## DATASET CONTENT
= = =

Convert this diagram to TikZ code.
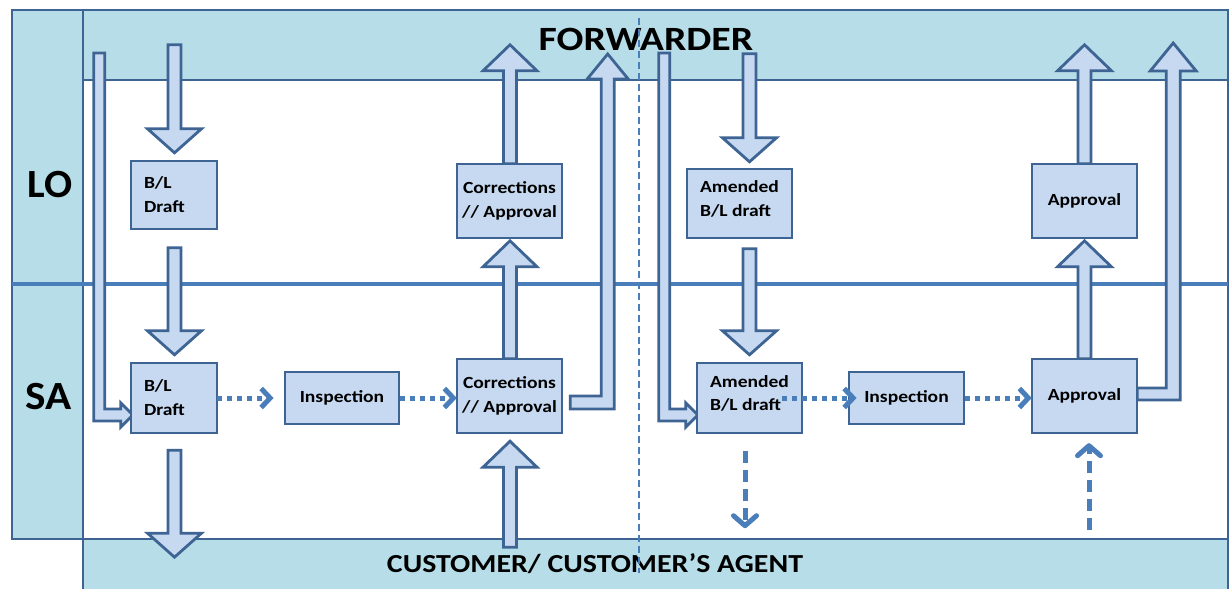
\documentclass[tikz,border=0pt]{standalone}
\usepackage{fontspec}
\usepackage{graphicx}
\setmainfont{Carlito}
\usetikzlibrary{arrows.meta,calc}
\definecolor{bandfill}{HTML}{B7DDE8}
\definecolor{boxfill}{HTML}{C6D9F1}
\definecolor{edge}{HTML}{3E6494}
\definecolor{midblue}{HTML}{4A7EBB}
\newcommand\sx[1]{\scalebox{1.15}[1]{#1}}
\newcommand\dnblk[2]{\begin{scope}[shift={(#1)}]\filldraw[blk] (-6.5,-#2) -- (6.5,-#2) -- (6.5,-24) -- (27,-24) -- (0,0) -- (-27,-24) -- (-6.5,-24) -- cycle;\end{scope}}
\newcommand\upblk[2]{\begin{scope}[shift={(#1)}]\filldraw[blk] (-6.5,#2) -- (6.5,#2) -- (6.5,26) -- (27,26) -- (0,0) -- (-27,26) -- (-6.5,26) -- cycle;\end{scope}}
\newcommand\inelbow[1]{\begin{scope}[shift={(#1)}]\filldraw[blk] (-39,-362) -- (-28,-362) -- (-28,-6) -- (-12,-6) -- (-12,-12) -- (0,0) -- (-12,12) -- (-12,6) -- (-39,6) -- cycle;\end{scope}}
\tikzset{
  blk/.style={fill=boxfill, draw=edge, line width=2.8pt, line join=miter},
  slot/.style={rectangle, inner sep=0pt},
  box/.style={fill=boxfill, draw=edge, line width=2.8pt, rectangle, inner sep=0pt, align=center,
    font=\fontsize{17}{24}\selectfont\bfseries},
  band/.style={fill=bandfill, draw=edge, line width=2.8pt},
  dotarr/.style={draw=midblue, line width=5pt, dash pattern=on 5pt off 5pt,
    -{Straight Barb[length=9pt,width=19pt]}},
  dasharr/.style={draw=midblue, line width=5pt, dash pattern=on 12pt off 7pt,
    -{Straight Barb[length=10pt,width=23pt,round]}},
  lanelab/.style={font=\fontsize{40}{44}\selectfont\bfseries, inner sep=0pt},
  bandlab/.style={inner sep=0pt},
}
\begin{document}
\begin{tikzpicture}[x=1pt,y=-1pt]
\clip (0,0) rectangle (1232,589);
% lanes
\fill[white] (0,0) rectangle (1232,589);
\filldraw[band] (83,10) rectangle (1228,80);
\filldraw[band] (83,539) rectangle (1228,600);
\draw[edge, line width=2.8pt] (83,10) rectangle (1228,600);
\filldraw[band] (12,10) rectangle (83,539);
\draw[midblue, line width=3.2pt] (12,284) -- (1228,284);

% box places (named, drawn later)
\path
  (174,195) node[slot, minimum width=86, minimum height=68] (lo1) {}
  (174,398) node[slot, minimum width=86, minimum height=70] (sa1) {}
  (509.5,201) node[slot, minimum width=105, minimum height=74] (colo) {}
  (509.5,396) node[slot, minimum width=105, minimum height=74] (cosa) {}
  (739.5,203.5) node[slot, minimum width=105, minimum height=69] (amlo) {}
  (749.5,398) node[slot, minimum width=105, minimum height=70] (amsa) {}
  (1084.5,201) node[slot, minimum width=105, minimum height=74] (aplo) {}
  (1084.5,396) node[slot, minimum width=105, minimum height=74] (apsa) {};

% block arrows
\dnblk{$(lo1.north)+(0.5,-8)$}{108}
\dnblk{$(sa1.north)+(0.5,-8)$}{107}
\dnblk{$(sa1.south)+(0.5,124)$}{107}
\upblk{$(colo.north)+(0.5,-119)$}{119}
\upblk{$(cosa.north)+(0.5,-118)$}{118}
\upblk{$(cosa.south)+(0.5,8)$}{106}
\dnblk{$(amlo.north)+(10,-7)$}{108}
\dnblk{$(amsa.north)+(0,-8)$}{106}
\upblk{$(aplo.north)+(0,-119)$}{119}
\upblk{$(apsa.north)+(0,-118)$}{118}
\inelbow{$(sa1.west)+(2,17)$}
\inelbow{$(amsa.west)+(1,17)$}
\begin{scope}[shift={(cosa.east)}]
\filldraw[blk] (8,0) -- (39,0) -- (39,-317) -- (25,-317) -- (45.5,-342) -- (66,-317) -- (52,-317) -- (52,13) -- (8,13) -- cycle;
\end{scope}
\begin{scope}[shift={(apsa.east)}]
\filldraw[blk] (0,-8) -- (29,-8) -- (29,-325) -- (13,-325) -- (36,-353) -- (59,-325) -- (43,-325) -- (43,4) -- (0,4) -- cycle;
\end{scope}

% boxes drawn on top of the arrows
\node[box, minimum width=86, minimum height=68, text width=60pt, align=left] (lo1b) at (lo1) {\sx{B/L}\\\sx{Draft}};
\node[box, minimum width=86, minimum height=70, text width=60pt, align=left] (sa1b) at (sa1) {\sx{B/L}\\\sx{Draft}};
\node[box, minimum width=114, minimum height=52] (insp1) at (342,398) {\sx{Inspection}};
\node[box, minimum width=105, minimum height=74] (colob) at (colo) {\sx{Corrections}\\\sx{// Approval}};
\node[box, minimum width=105, minimum height=74] (cosab) at (cosa) {\sx{Corrections}\\\sx{// Approval}};
\node[box, minimum width=105, minimum height=69] (amlob) at (amlo) {};
\node[inner sep=0pt, align=left, font=\fontsize{17}{24}\selectfont\bfseries] (amlot) at ($(amlo)+(0,-4.5)$) {\sx{Amended}\\\sx{B/L draft}};
\node[box, minimum width=105, minimum height=70] (amsab) at (amsa) {};
\node[inner sep=0pt, align=left, font=\fontsize{17}{23}\selectfont\bfseries] (amsat) at ($(amsa)+(0,-5)$) {\sx{Amended}\\\sx{B/L draft}};
\node[box, minimum width=115, minimum height=52] (insp2) at (906.5,398) {\sx{Inspection}};
\node[box, minimum width=105, minimum height=74] (aplob) at (aplo) {\sx{Approval}};
\node[box, minimum width=105, minimum height=74] (apsab) at (apsa) {\sx{Approval}};

% dotted / dashed arrows
\draw[dotarr] (sa1.east) -- ($(insp1.west)+(-10,0)$);
\draw[dotarr] (insp1.east) -- (insp1.east -| cosa.west);
\draw[dotarr] ($(amsa.east)+(-20,0)$) -- ($(insp2.west)+(9,0)$);
\draw[dotarr] (insp2.east) -- (insp2.east -| apsa.west);
\draw[dasharr] ($(amsa.south)+(-4.5,18)$) -- ($(amsa.south)+(-4.5,95)$);
\draw[dasharr] ($(apsa.south)+(4.5,97)$) -- ($(apsa.south)+(4.5,10)$);

% labels
\node[lanelab] (lo) at (50,185) {\scalebox{1.04}[1]{LO}};
\node[lanelab] (sa) at (49,397) {\scalebox{1.08}[1]{SA}};
\node[bandlab, font=\fontsize{34}{36}\selectfont\bfseries] (fwd) at (646,39) {\scalebox{1.17}[1]{FORWARDER}};
\node[bandlab, font=\fontsize{26}{30}\selectfont\bfseries] (cust) at (595,564) {\sx{CUSTOMER/ CUSTOMER’S AGENT}};

% divider
\draw[midblue, line width=2.6pt, dash pattern=on 7pt off 4pt] (639,18) -- (639,573);
\end{tikzpicture}
\end{document}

= = =

## GIVEN TASK
Repeat the material above word for word and skip every image in it.

## EXERCISE ANSWER
Convert this diagram to TikZ code.
\documentclass[tikz,border=0pt]{standalone}
\usepackage{fontspec}
\usepackage{graphicx}
\setmainfont{Carlito}
\usetikzlibrary{arrows.meta,calc}
\definecolor{bandfill}{HTML}{B7DDE8}
\definecolor{boxfill}{HTML}{C6D9F1}
\definecolor{edge}{HTML}{3E6494}
\definecolor{midblue}{HTML}{4A7EBB}
\newcommand\sx[1]{\scalebox{1.15}[1]{#1}}
\newcommand\dnblk[2]{\begin{scope}[shift={(#1)}]\filldraw[blk] (-6.5,-#2) -- (6.5,-#2) -- (6.5,-24) -- (27,-24) -- (0,0) -- (-27,-24) -- (-6.5,-24) -- cycle;\end{scope}}
\newcommand\upblk[2]{\begin{scope}[shift={(#1)}]\filldraw[blk] (-6.5,#2) -- (6.5,#2) -- (6.5,26) -- (27,26) -- (0,0) -- (-27,26) -- (-6.5,26) -- cycle;\end{scope}}
\newcommand\inelbow[1]{\begin{scope}[shift={(#1)}]\filldraw[blk] (-39,-362) -- (-28,-362) -- (-28,-6) -- (-12,-6) -- (-12,-12) -- (0,0) -- (-12,12) -- (-12,6) -- (-39,6) -- cycle;\end{scope}}
\tikzset{
  blk/.style={fill=boxfill, draw=edge, line width=2.8pt, line join=miter},
  slot/.style={rectangle, inner sep=0pt},
  box/.style={fill=boxfill, draw=edge, line width=2.8pt, rectangle, inner sep=0pt, align=center,
    font=\fontsize{17}{24}\selectfont\bfseries},
  band/.style={fill=bandfill, draw=edge, line width=2.8pt},
  dotarr/.style={draw=midblue, line width=5pt, dash pattern=on 5pt off 5pt,
    -{Straight Barb[length=9pt,width=19pt]}},
  dasharr/.style={draw=midblue, line width=5pt, dash pattern=on 12pt off 7pt,
    -{Straight Barb[length=10pt,width=23pt,round]}},
  lanelab/.style={font=\fontsize{40}{44}\selectfont\bfseries, inner sep=0pt},
  bandlab/.style={inner sep=0pt},
}
\begin{document}
\begin{tikzpicture}[x=1pt,y=-1pt]
\clip (0,0) rectangle (1232,589);
% lanes
\fill[white] (0,0) rectangle (1232,589);
\filldraw[band] (83,10) rectangle (1228,80);
\filldraw[band] (83,539) rectangle (1228,600);
\draw[edge, line width=2.8pt] (83,10) rectangle (1228,600);
\filldraw[band] (12,10) rectangle (83,539);
\draw[midblue, line width=3.2pt] (12,284) -- (1228,284);

% box places (named, drawn later)
\path
  (174,195) node[slot, minimum width=86, minimum height=68] (lo1) {}
  (174,398) node[slot, minimum width=86, minimum height=70] (sa1) {}
  (509.5,201) node[slot, minimum width=105, minimum height=74] (colo) {}
  (509.5,396) node[slot, minimum width=105, minimum height=74] (cosa) {}
  (739.5,203.5) node[slot, minimum width=105, minimum height=69] (amlo) {}
  (749.5,398) node[slot, minimum width=105, minimum height=70] (amsa) {}
  (1084.5,201) node[slot, minimum width=105, minimum height=74] (aplo) {}
  (1084.5,396) node[slot, minimum width=105, minimum height=74] (apsa) {};

% block arrows
\dnblk{$(lo1.north)+(0.5,-8)$}{108}
\dnblk{$(sa1.north)+(0.5,-8)$}{107}
\dnblk{$(sa1.south)+(0.5,124)$}{107}
\upblk{$(colo.north)+(0.5,-119)$}{119}
\upblk{$(cosa.north)+(0.5,-118)$}{118}
\upblk{$(cosa.south)+(0.5,8)$}{106}
\dnblk{$(amlo.north)+(10,-7)$}{108}
\dnblk{$(amsa.north)+(0,-8)$}{106}
\upblk{$(aplo.north)+(0,-119)$}{119}
\upblk{$(apsa.north)+(0,-118)$}{118}
\inelbow{$(sa1.west)+(2,17)$}
\inelbow{$(amsa.west)+(1,17)$}
\begin{scope}[shift={(cosa.east)}]
\filldraw[blk] (8,0) -- (39,0) -- (39,-317) -- (25,-317) -- (45.5,-342) -- (66,-317) -- (52,-317) -- (52,13) -- (8,13) -- cycle;
\end{scope}
\begin{scope}[shift={(apsa.east)}]
\filldraw[blk] (0,-8) -- (29,-8) -- (29,-325) -- (13,-325) -- (36,-353) -- (59,-325) -- (43,-325) -- (43,4) -- (0,4) -- cycle;
\end{scope}

% boxes drawn on top of the arrows
\node[box, minimum width=86, minimum height=68, text width=60pt, align=left] (lo1b) at (lo1) {\sx{B/L}\\\sx{Draft}};
\node[box, minimum width=86, minimum height=70, text width=60pt, align=left] (sa1b) at (sa1) {\sx{B/L}\\\sx{Draft}};
\node[box, minimum width=114, minimum height=52] (insp1) at (342,398) {\sx{Inspection}};
\node[box, minimum width=105, minimum height=74] (colob) at (colo) {\sx{Corrections}\\\sx{// Approval}};
\node[box, minimum width=105, minimum height=74] (cosab) at (cosa) {\sx{Corrections}\\\sx{// Approval}};
\node[box, minimum width=105, minimum height=69] (amlob) at (amlo) {};
\node[inner sep=0pt, align=left, font=\fontsize{17}{24}\selectfont\bfseries] (amlot) at ($(amlo)+(0,-4.5)$) {\sx{Amended}\\\sx{B/L draft}};
\node[box, minimum width=105, minimum height=70] (amsab) at (amsa) {};
\node[inner sep=0pt, align=left, font=\fontsize{17}{23}\selectfont\bfseries] (amsat) at ($(amsa)+(0,-5)$) {\sx{Amended}\\\sx{B/L draft}};
\node[box, minimum width=115, minimum height=52] (insp2) at (906.5,398) {\sx{Inspection}};
\node[box, minimum width=105, minimum height=74] (aplob) at (aplo) {\sx{Approval}};
\node[box, minimum width=105, minimum height=74] (apsab) at (apsa) {\sx{Approval}};

% dotted / dashed arrows
\draw[dotarr] (sa1.east) -- ($(insp1.west)+(-10,0)$);
\draw[dotarr] (insp1.east) -- (insp1.east -| cosa.west);
\draw[dotarr] ($(amsa.east)+(-20,0)$) -- ($(insp2.west)+(9,0)$);
\draw[dotarr] (insp2.east) -- (insp2.east -| apsa.west);
\draw[dasharr] ($(amsa.south)+(-4.5,18)$) -- ($(amsa.south)+(-4.5,95)$);
\draw[dasharr] ($(apsa.south)+(4.5,97)$) -- ($(apsa.south)+(4.5,10)$);

% labels
\node[lanelab] (lo) at (50,185) {\scalebox{1.04}[1]{LO}};
\node[lanelab] (sa) at (49,397) {\scalebox{1.08}[1]{SA}};
\node[bandlab, font=\fontsize{34}{36}\selectfont\bfseries] (fwd) at (646,39) {\scalebox{1.17}[1]{FORWARDER}};
\node[bandlab, font=\fontsize{26}{30}\selectfont\bfseries] (cust) at (595,564) {\sx{CUSTOMER/ CUSTOMER’S AGENT}};

% divider
\draw[midblue, line width=2.6pt, dash pattern=on 7pt off 4pt] (639,18) -- (639,573);
\end{tikzpicture}
\end{document}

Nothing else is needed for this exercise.